Mozart, barely known, has arrived in the music capital of the world: Vienna. Court composer, Salieri, is faced with a dangerous choice: to promote his talent like he has done with many other composers, or destroy his name.
Back to 2017…
Seen through the memory of Salieri’s career and his titanic clash with a young prodigy called Mozart, Lucian Msamati plays a vicious court composer, with an axe to grind and a heavy conscience. Perhaps the most remarkable aspect of Msamati’s performance lies in his ability to draw you into each moment, only to pull the ground out from underneath you. While absolutely the craft of Schaffer‘s writing, any potential for a change in Salieri’s mindset towards Mozart is compounded by Msamati’s skill in snapping back into Salieri’s scheme: taking Mozart down.
Enter the prodigy: a bleach-haired, pink DMs-wearing Mozart (Adam Gillen), an electrifying presence that is impossible to ignore. The energy of a mischievous toddler, the unpredictability of an ignored genius – to then channel that energy into reducing a brash Mozart with an unquenchable ego to a decrepit creature is as thrilling to watch as it is exhausting. Part of me thinks that another generation of actors were born thanks to Gillen’s peformance.
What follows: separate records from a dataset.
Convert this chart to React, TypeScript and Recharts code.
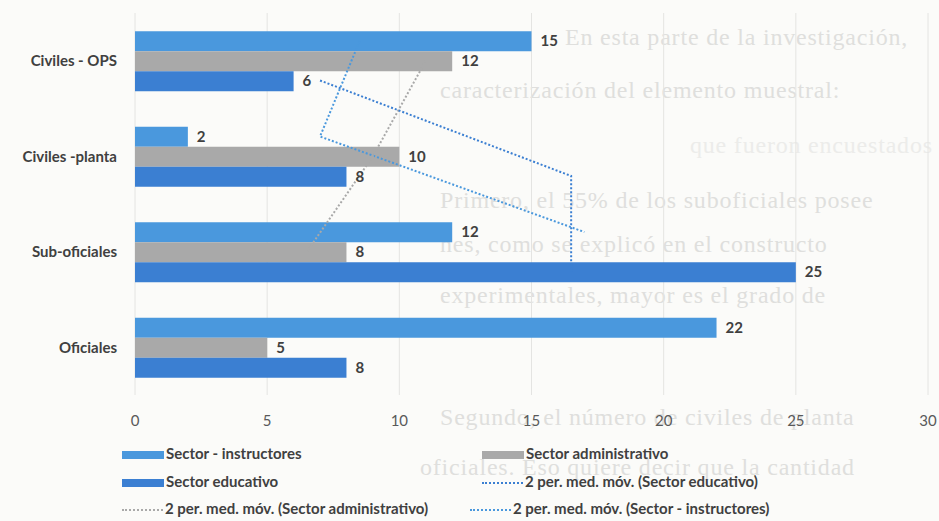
import React from 'react'
import { ComposedChart, Bar, Line, XAxis, YAxis, CartesianGrid, LabelList } from 'recharts'

const categories = ['Civiles - OPS', 'Civiles -planta', 'Sub-oficiales', 'Oficiales']
const instructores = [15, 2, 12, 22]
const administrativo = [12, 10, 8, 5]
const educativo = [6, 8, 25, 8]
const xTicks = [0, 5, 10, 15, 20, 25, 30]

// faint page text showing through behind the chart
const backgroundLines = [
  { x: 565, y: 24, text: 'En esta parte de la investigación,' },
  { x: 440, y: 77, text: 'caracterización del elemento muestral:' },
  { x: 690, y: 132, text: 'que fueron encuestados', faint: true },
  { x: 440, y: 187, text: 'Primero, el 55% de los suboficiales posee' },
  { x: 440, y: 231, text: 'nes, como se explicó en el constructo' },
  { x: 440, y: 282, text: 'experimentales, mayor es el grado de' },
  { x: 440, y: 404, text: 'Segundo, el número de civiles de planta' },
  { x: 420, y: 454, text: 'oficiales. Eso quiere decir que la cantidad' },
]

const COLORS = {
  instructores: '#4a98dd',
  administrativo: '#a9a9a9',
  educativo: '#3b7fd2',
}

// bar slots inside each category band, used to put each trend point on its own bar
const CAT_GAP = 0.19
const SLOT = (1 - 2 * CAT_GAP) / 3
const slotCenter = (i: number, j: number) => i + CAT_GAP + (j + 0.5) * SLOT

// 2-period moving average; the series runs from the bottom category upwards
const movingAvg = (values: number[]) =>
  values.map((v, i) => (i < values.length - 1 ? (v + values[i + 1]) / 2 : null))

const maInstructores = movingAvg(instructores)
const maAdministrativo = movingAvg(administrativo)
const maEducativo = movingAvg(educativo)

const data = categories.map((name, i) => ({
  name,
  instructores: instructores[i],
  administrativo: administrativo[i],
  educativo: educativo[i],
  maInstructores: maInstructores[i],
  maAdministrativo: maAdministrativo[i],
  maEducativo: maEducativo[i],
  pos0: slotCenter(i, 0),
  pos1: slotCenter(i, 1),
  pos2: slotCenter(i, 2),
}))

const FONT = 'Lato, "Open Sans", sans-serif'
const labelStyle = { fill: '#404040', fontSize: 15, fontWeight: 700, fontFamily: FONT }

const Swatch = ({ color, dotted }: { color: string; dotted?: boolean }) =>
  dotted ? (
    <span style={{ display: 'inline-block', width: 41, height: 0, borderTop: `2px dotted ${color}`, marginRight: 2, verticalAlign: 'middle' }} />
  ) : (
    <span style={{ display: 'inline-block', width: 42, height: 8, background: color, marginRight: 2, verticalAlign: 'middle' }} />
  )

const legendItems = [
  { label: 'Sector - instructores', color: COLORS.instructores, x: 122, y: 444 },
  { label: 'Sector administrativo', color: COLORS.administrativo, x: 482, y: 444 },
  { label: 'Sector educativo', color: COLORS.educativo, x: 122, y: 472 },
  { label: '2 per. med. móv. (Sector educativo)', color: COLORS.educativo, x: 482, y: 472, dotted: true },
  { label: '2 per. med. móv. (Sector administrativo)', color: COLORS.administrativo, x: 122, y: 499, dotted: true },
  { label: '2 per. med. móv. (Sector - instructores)', color: COLORS.instructores, x: 470, y: 499, dotted: true },
]

export default function App() {
  return (
    <div style={{ position: 'absolute', left: 0, top: 0, width: 939, height: 521, background: '#fbfbf9', overflow: 'hidden' }}>
      {backgroundLines.map((l) => (
        <div
          key={l.text}
          style={{
            position: 'absolute',
            left: l.x,
            top: l.y,
            whiteSpace: 'nowrap',
            fontFamily: '"Liberation Serif", serif',
            fontSize: 24,
            letterSpacing: 0.8,
            color: l.faint ? '#ececea' : '#dfdfdd',
          }}
        >
          {l.text}
        </div>
      ))}
      <div style={{ position: 'absolute', left: 0, top: 0 }}>
        <ComposedChart
          width={939}
          height={521}
          data={data}
          layout="vertical"
          margin={{ top: 13, right: 11, bottom: 96, left: 0 }}
          barCategoryGap="19%"
          barGap={0}
        >
          <CartesianGrid horizontal={false} stroke="#e4e4e2" />
          <XAxis
            type="number"
            domain={[0, 30]}
            ticks={xTicks}
            height={30}
            axisLine={false}
            tickLine={false}
            tickMargin={14}
            tick={{ fill: '#595959', fontSize: 15, fontFamily: FONT }}
          />
          <YAxis
            type="category"
            dataKey="name"
            width={135}
            axisLine={false}
            tickLine={false}
            tickMargin={12}
            tick={labelStyle}
          />
          <YAxis yAxisId="p0" type="number" dataKey="pos0" domain={[0, 4]} allowDataOverflow hide />
          <YAxis yAxisId="p1" type="number" dataKey="pos1" domain={[0, 4]} allowDataOverflow hide />
          <YAxis yAxisId="p2" type="number" dataKey="pos2" domain={[0, 4]} allowDataOverflow hide />
          <Bar dataKey="instructores" fill={COLORS.instructores} isAnimationActive={false}>
            <LabelList dataKey="instructores" position="right" offset={9} style={labelStyle} />
          </Bar>
          <Bar dataKey="administrativo" fill={COLORS.administrativo} isAnimationActive={false}>
            <LabelList dataKey="administrativo" position="right" offset={9} style={labelStyle} />
          </Bar>
          <Bar dataKey="educativo" fill={COLORS.educativo} isAnimationActive={false}>
            <LabelList dataKey="educativo" position="right" offset={9} style={labelStyle} />
          </Bar>
          <Line yAxisId="p0" dataKey="maInstructores" type="linear" stroke={COLORS.instructores} strokeWidth={2} strokeDasharray="2 2" dot={false} isAnimationActive={false} />
          <Line yAxisId="p1" dataKey="maAdministrativo" type="linear" stroke={COLORS.administrativo} strokeWidth={2} strokeDasharray="2 2" dot={false} isAnimationActive={false} />
          <Line yAxisId="p2" dataKey="maEducativo" type="linear" stroke={COLORS.educativo} strokeWidth={2} strokeDasharray="2 2" dot={false} isAnimationActive={false} />
        </ComposedChart>
      </div>
      {legendItems.map((it) => (
        <div
          key={it.label}
          style={{
            position: 'absolute',
            left: it.x,
            top: it.y,
            whiteSpace: 'nowrap',
            fontFamily: FONT,
            fontWeight: 700,
            fontSize: 15,
            color: '#404040',
            lineHeight: '18px',
          }}
        >
          <Swatch color={it.color} dotted={it.dotted} />
          {it.label}
        </div>
      ))}
    </div>
  )
}
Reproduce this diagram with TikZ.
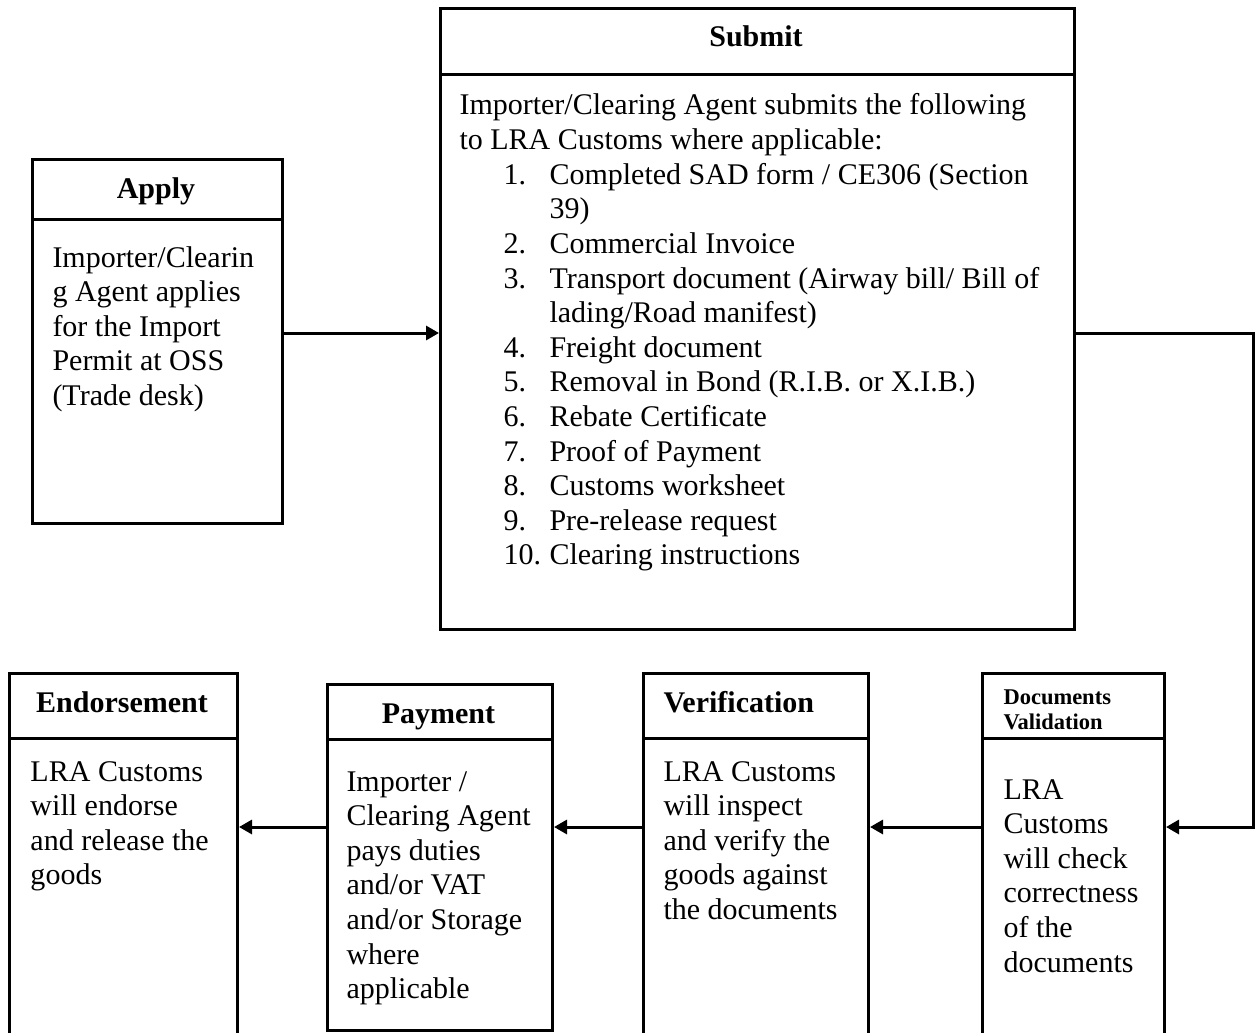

The demise of Mozart was perhaps one of the most torturous and unbearable stage moments I’ve ever witnessed, only abetted by Constanze (Karla Crome) rushing to her husband’s side as he faded from existence. Constanze was a character screaming for more stage time, too. Crome’s frank delivery provided the only air of reality any part of this play has to offer; a brutal honesty that, for all the semantics and melodrama the men throw at each other, reverberates throughout the auditorium.
As far as encore screenings go, this is easily the most impressive – I barely noticed the close-ups and selected frames I would ordinarily rally against, and I believe it was down to the chaotic, almost rave-like production. With a live orchestra (Southbank Sinfonia) invariably playing their music in motion, and Mozart in the middle of it directing the mayhem, this is one of the few times that the camera-work enabled that sense of chaos.